The mangrove restoration project team from A Rocha Ghana, led by the National Director, Seth Appiah-Kubi and the Ramsar Site manager, Mr. Andrew Agyekumhene of the Forestry Commission jointly hosted the guests. The visiting team as part of their tour had the opportunity to assess progress made under the project’s implementation phase and also visited degraded mangrove sites which have been replanted by communities with support from the Canadian Fund for Local Initiative (CFLI).
Honorable Celina Caesar Chavannes and Her Excellency, Heather Cameron also made time during their visit to engage, dialogue and inspire the chief and community members especially, women groups who are direct beneficiaries of the project.
Other members of the visiting team included;
- Francis Bédros, First Secretary (Development), High Commission of Canada to Ghana
- Tina Guthrie, Minister-Counselor and Senior Director (Development), High Commission of Canada to Ghana
- Jenna Martinuzzi, Legislative Assistant, Office of the Minister of Foreign Affairs of Canada
- Vidal Chavannes
- Bill Osborne
Significance of the Visit
The historic visit fosters the great partnership between A Rocha Ghana and the Canadian Foreign Affairs Ministry in promoting sustainable development, community resource management and livelihood enhancement as well as building coastal resilience against the impacts of Climate Change in Ghana.

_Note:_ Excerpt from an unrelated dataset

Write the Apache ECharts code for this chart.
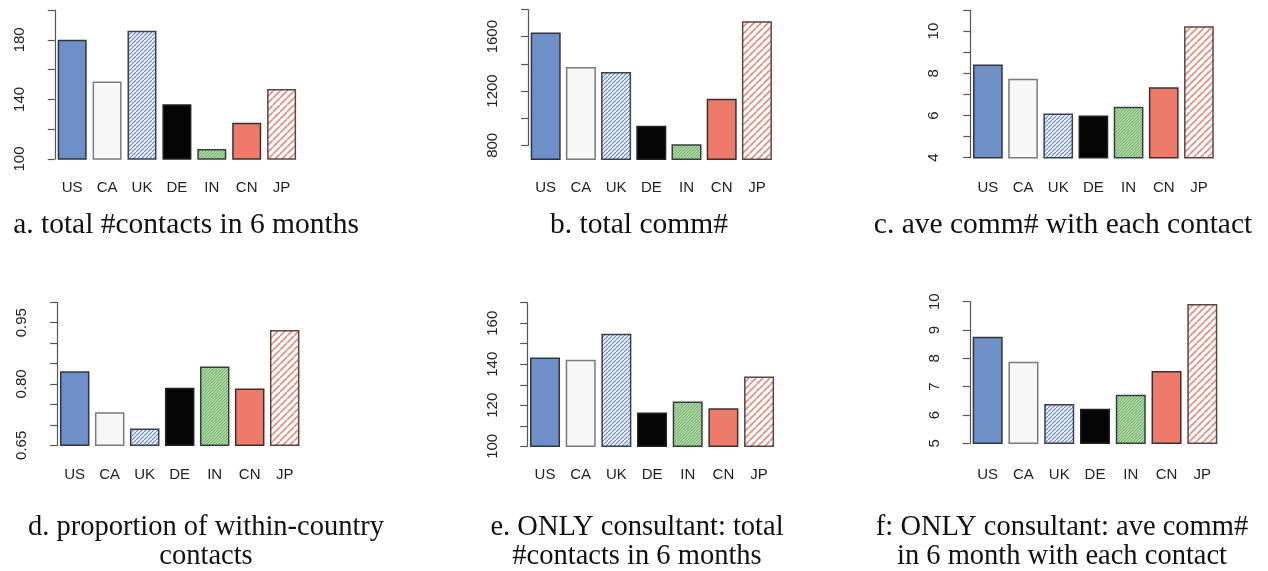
<!DOCTYPE html>
<html><head><meta charset="utf-8">
<script src="https://cdn.jsdelivr.net/npm/echarts@6/dist/echarts.min.js"></script>
<style>html,body{margin:0;padding:0;background:#fff}#c{width:1268px;height:571px}</style>
</head><body><div id="c"></div>
<script>
// ---------- data ----------
const categories = ['US', 'CA', 'UK', 'DE', 'IN', 'CN', 'JP'];
const totalContacts = [180, 152, 186, 136.7, 106.7, 124.4, 147];
const totalComm = [1631, 1376, 1339, 944, 807, 1143, 1714];
const aveComm = [8.42, 7.74, 6.10, 6.00, 6.41, 7.34, 10.23];
const withinCountry = [0.831, 0.731, 0.691, 0.791, 0.843, 0.789, 0.932];
const consultantContacts = [143.3, 142.2, 154.9, 116.5, 121.8, 118.6, 134];
const consultantAveComm = [8.76, 7.88, 6.39, 6.22, 6.71, 7.55, 9.92];
const captions = [
  'a. total #contacts in 6 months',
  'b. total comm#',
  'c. ave comm# with each contact',
  'd. proportion of within-country\ncontacts',
  'e. ONLY consultant: total\n#contacts in 6 months',
  'f: ONLY consultant: ave comm#\nin 6 month with each contact'
];
// axis scales (first tick, last tick, tick step, label step, bar base)
const axisMins = [100, 800, 4, 0.65, 100, 5];
const axisMaxs = [200, 1800, 11, 1.00, 170, 10];
const tickSteps = [20, 200, 1, 0.05, 10, 1];
const labelSteps = [40, 400, 2, 0.15, 20, 1];
const barBases = [100, 697, 4, 0.65, 100, 5];

const panelValues = [totalContacts, totalComm, aveComm, withinCountry, consultantContacts, consultantAveComm];

// ---------- layout & style ----------
const layout = [
  {left: 54.75, top: 10,    width: 244.3, height: 149,   offset: 7.75, barW: 29,   xm: 21, dec: 0, cx: 186,  cy: 225, fs: 29.5},
  {left: 528.1, top: 9.5,   width: 246.4, height: 149.8, offset: 8.1,  barW: 30,   xm: 21, dec: 0, cx: 639,  cy: 225, fs: 29.5},
  {left: 970.3, top: 10,    width: 246.2, height: 147.7, offset: 8.6,  barW: 29.7, xm: 23, dec: 0, cx: 1063, cy: 225, fs: 29.5},
  {left: 57.2,  top: 302.3, width: 245,   height: 143,   offset: 8.2,  barW: 29.5, xm: 22, dec: 2, cx: 206,  cy: 542, fs: 28.5},
  {left: 527.2, top: 302.7, width: 249.7, height: 143.6, offset: 7.2,  barW: 30,   xm: 21, dec: 0, cx: 637,  cy: 542, fs: 28.5},
  {left: 969.8, top: 301.7, width: 250.4, height: 141.6, offset: 7.5,  barW: 30,   xm: 24, dec: 0, cx: 1062, cy: 542, fs: 28.5}
];

function hatch(bg, line, step, lw) {
  const c = document.createElement('canvas');
  c.width = step; c.height = step;
  const g = c.getContext('2d');
  g.fillStyle = bg; g.fillRect(0, 0, step, step);
  g.strokeStyle = line; g.lineWidth = lw;
  g.beginPath();
  for (let k = -1; k <= 1; k++) { g.moveTo(k * step, step); g.lineTo(k * step + step, 0); }
  g.stroke();
  return {image: c, repeat: 'repeat'};
}

const barStyles = [
  {color: '#6f8fc8', borderColor: '#2f3540', borderWidth: 1.5},
  {color: '#f7f7f7', borderColor: '#7a7a7a', borderWidth: 1.5},
  {color: hatch('#ffffff', '#6f8fc8', 4, 1.3), borderColor: '#3a3f4a', borderWidth: 1.5},
  {color: '#050505', borderColor: '#222', borderWidth: 1.5},
  {color: hatch('#a9d6a0', '#78b070', 3, 1), borderColor: '#33403a', borderWidth: 1.5},
  {color: '#ee7b6a', borderColor: '#3a3030', borderWidth: 1.5},
  {color: hatch('#ffffff', '#e88a7c', 7, 1.6), borderColor: '#5a4545', borderWidth: 1.5}
];

const grids = [], xAxes = [], yAxes = [], series = [], graphics = [];
panelValues.forEach((vals, p) => {
  const L = layout[p];
  const aMin = axisMins[p], aMax = axisMaxs[p], base = barBases[p];
  // bars grid
  grids.push({left: L.left, top: L.top, width: L.width, height: L.height});
  // axis grid (spans first tick .. last tick)
  grids.push({left: L.left, top: L.top, width: L.width,
              height: L.height * (aMax - aMin) / (aMax - base)});
  xAxes.push({
    gridIndex: 2 * p, type: 'category', data: categories,
    axisLine: {show: false}, axisTick: {show: false},
    axisLabel: {margin: L.xm, fontFamily: 'Liberation Sans', fontSize: 15, color: '#222'}
  });
  xAxes.push({gridIndex: 2 * p + 1, type: 'value', min: 0, max: 1, show: false});
  yAxes.push({gridIndex: 2 * p, type: 'value', min: base, max: aMax, show: false});
  yAxes.push({
    gridIndex: 2 * p + 1, type: 'value', min: aMin, max: aMax, interval: tickSteps[p],
    offset: L.offset,
    axisLine: {show: true, lineStyle: {color: '#555', width: 1.2}},
    axisTick: {show: true, length: 7, lineStyle: {color: '#555', width: 1.2}},
    splitLine: {show: false},
    axisLabel: {
      rotate: 90, margin: 20, fontFamily: 'Liberation Sans', fontSize: 15, color: '#222',
      formatter: v => {
        const r = (v - aMin) / labelSteps[p];
        return Math.abs(r - Math.round(r)) < 1e-6 ? Number(v).toFixed(L.dec) : '';
      }
    }
  });
  series.push({
    type: 'bar', xAxisIndex: 2 * p, yAxisIndex: 2 * p, barWidth: L.barW,
    data: vals.map((v, i) => ({value: v, itemStyle: barStyles[i]})),
    silent: true, animation: false
  });
  graphics.push({
    type: 'text', x: L.cx, y: L.cy,
    style: {text: captions[p], fill: '#111', font: L.fs + 'px "Liberation Serif"',
            textAlign: 'center', textVerticalAlign: 'middle', lineHeight: 29}
  });
});

const chart = echarts.init(document.getElementById('c'), null, {renderer: 'canvas'});
chart.setOption({
  animation: false,
  backgroundColor: '#fff',
  grid: grids, xAxis: xAxes, yAxis: yAxes, series: series,
  graphic: graphics
});
</script></body></html>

About the CFLI Project at Winneba
In 2016, A Rocha Ghana in partnership with the Wildlife Division of the Forestry Commission and the Fisheries Commission, received support from the Canadian Fund for Local Initiative (CFLI) to restore degraded mangrove sites. The project as part of ongoing efforts aims at building coastal resilience against the impacts of climate change and improving the livelihood of communities, especially women groups engaged in fishery enterprises within the coastal landscape. The objectives of the project are in line with Goal 5, 9 and 14 of the Sustainable Development Goals.